Reproduce exactly the lines below, from the first through the one containing "var catWrap = 280;", and nothing more.
BEGIN Given data
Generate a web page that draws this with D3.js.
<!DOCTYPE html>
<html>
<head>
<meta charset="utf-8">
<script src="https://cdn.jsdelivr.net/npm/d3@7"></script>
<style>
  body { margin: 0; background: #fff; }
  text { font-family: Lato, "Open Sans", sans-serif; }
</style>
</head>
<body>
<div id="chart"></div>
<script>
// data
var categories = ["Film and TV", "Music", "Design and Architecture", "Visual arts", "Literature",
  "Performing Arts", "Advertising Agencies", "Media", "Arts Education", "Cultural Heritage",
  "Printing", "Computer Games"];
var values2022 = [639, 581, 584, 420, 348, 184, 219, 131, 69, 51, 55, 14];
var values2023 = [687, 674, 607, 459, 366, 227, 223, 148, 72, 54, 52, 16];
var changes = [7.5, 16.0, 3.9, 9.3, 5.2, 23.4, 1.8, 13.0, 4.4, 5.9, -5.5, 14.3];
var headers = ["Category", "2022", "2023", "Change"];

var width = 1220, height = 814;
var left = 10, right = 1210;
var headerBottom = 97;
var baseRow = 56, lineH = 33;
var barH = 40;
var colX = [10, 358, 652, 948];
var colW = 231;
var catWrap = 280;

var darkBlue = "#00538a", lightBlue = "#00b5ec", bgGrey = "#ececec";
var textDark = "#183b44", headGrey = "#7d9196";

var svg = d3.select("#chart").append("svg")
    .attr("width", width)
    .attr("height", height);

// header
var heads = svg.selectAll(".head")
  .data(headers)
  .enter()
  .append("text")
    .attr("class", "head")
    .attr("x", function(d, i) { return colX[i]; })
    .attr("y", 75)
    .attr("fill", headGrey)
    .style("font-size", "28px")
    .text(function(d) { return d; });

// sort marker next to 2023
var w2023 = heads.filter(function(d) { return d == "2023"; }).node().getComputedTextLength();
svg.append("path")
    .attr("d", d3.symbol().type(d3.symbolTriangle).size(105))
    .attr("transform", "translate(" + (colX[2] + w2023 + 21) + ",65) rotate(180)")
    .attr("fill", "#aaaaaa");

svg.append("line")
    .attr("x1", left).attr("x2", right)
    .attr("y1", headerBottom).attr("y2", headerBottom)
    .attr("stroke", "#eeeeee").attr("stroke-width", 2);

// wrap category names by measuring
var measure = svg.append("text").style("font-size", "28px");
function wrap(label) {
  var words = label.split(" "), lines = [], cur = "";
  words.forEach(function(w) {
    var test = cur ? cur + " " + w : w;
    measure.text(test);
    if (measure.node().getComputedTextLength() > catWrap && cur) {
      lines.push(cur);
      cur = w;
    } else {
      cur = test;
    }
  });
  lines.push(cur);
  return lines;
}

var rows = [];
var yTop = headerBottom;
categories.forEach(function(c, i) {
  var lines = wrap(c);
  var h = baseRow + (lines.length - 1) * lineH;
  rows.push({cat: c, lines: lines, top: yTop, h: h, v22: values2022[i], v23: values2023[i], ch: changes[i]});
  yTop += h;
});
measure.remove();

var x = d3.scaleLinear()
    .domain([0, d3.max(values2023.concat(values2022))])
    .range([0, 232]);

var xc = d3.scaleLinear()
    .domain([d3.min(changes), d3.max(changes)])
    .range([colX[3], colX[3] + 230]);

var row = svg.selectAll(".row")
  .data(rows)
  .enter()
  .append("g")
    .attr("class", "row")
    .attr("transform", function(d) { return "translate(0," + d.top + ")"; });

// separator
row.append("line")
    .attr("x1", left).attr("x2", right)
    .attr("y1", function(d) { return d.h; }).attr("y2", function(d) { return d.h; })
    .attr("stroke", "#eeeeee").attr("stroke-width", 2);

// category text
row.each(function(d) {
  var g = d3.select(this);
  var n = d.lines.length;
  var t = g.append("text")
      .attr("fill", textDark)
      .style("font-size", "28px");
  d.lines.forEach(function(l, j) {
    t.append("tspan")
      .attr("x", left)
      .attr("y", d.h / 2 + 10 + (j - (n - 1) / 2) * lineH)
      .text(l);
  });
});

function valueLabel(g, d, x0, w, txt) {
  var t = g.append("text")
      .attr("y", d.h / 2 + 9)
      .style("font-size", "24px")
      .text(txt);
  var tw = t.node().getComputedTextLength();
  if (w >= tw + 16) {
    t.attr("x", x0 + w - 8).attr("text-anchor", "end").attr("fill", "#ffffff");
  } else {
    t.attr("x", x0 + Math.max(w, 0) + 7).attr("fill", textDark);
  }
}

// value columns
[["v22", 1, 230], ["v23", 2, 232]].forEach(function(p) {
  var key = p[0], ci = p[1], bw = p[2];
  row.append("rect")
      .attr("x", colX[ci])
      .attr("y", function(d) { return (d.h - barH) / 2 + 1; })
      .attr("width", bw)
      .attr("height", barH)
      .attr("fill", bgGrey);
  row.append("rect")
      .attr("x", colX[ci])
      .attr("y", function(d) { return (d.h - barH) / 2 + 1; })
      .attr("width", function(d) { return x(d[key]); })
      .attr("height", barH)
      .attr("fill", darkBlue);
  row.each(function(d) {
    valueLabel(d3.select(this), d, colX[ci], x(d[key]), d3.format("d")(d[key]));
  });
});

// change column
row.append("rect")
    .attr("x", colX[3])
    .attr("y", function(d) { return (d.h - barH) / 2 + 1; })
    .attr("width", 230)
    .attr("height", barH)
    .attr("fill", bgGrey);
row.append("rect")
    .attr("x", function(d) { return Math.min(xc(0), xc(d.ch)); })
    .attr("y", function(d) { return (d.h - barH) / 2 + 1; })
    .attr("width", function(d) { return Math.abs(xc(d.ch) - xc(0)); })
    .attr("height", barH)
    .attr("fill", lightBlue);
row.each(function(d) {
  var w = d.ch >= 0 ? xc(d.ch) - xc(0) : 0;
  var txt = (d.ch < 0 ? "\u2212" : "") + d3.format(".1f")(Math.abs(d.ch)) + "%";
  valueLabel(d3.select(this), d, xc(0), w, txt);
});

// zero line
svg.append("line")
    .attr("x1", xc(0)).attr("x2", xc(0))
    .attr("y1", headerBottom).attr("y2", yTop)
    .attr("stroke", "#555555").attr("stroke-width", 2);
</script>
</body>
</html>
END Given data
■ **Written answer**
Generate a web page that draws this with D3.js.
<!DOCTYPE html>
<html>
<head>
<meta charset="utf-8">
<script src="https://cdn.jsdelivr.net/npm/d3@7"></script>
<style>
  body { margin: 0; background: #fff; }
  text { font-family: Lato, "Open Sans", sans-serif; }
</style>
</head>
<body>
<div id="chart"></div>
<script>
// data
var categories = ["Film and TV", "Music", "Design and Architecture", "Visual arts", "Literature",
  "Performing Arts", "Advertising Agencies", "Media", "Arts Education", "Cultural Heritage",
  "Printing", "Computer Games"];
var values2022 = [639, 581, 584, 420, 348, 184, 219, 131, 69, 51, 55, 14];
var values2023 = [687, 674, 607, 459, 366, 227, 223, 148, 72, 54, 52, 16];
var changes = [7.5, 16.0, 3.9, 9.3, 5.2, 23.4, 1.8, 13.0, 4.4, 5.9, -5.5, 14.3];
var headers = ["Category", "2022", "2023", "Change"];

var width = 1220, height = 814;
var left = 10, right = 1210;
var headerBottom = 97;
var baseRow = 56, lineH = 33;
var barH = 40;
var colX = [10, 358, 652, 948];
var colW = 231;
var catWrap = 280;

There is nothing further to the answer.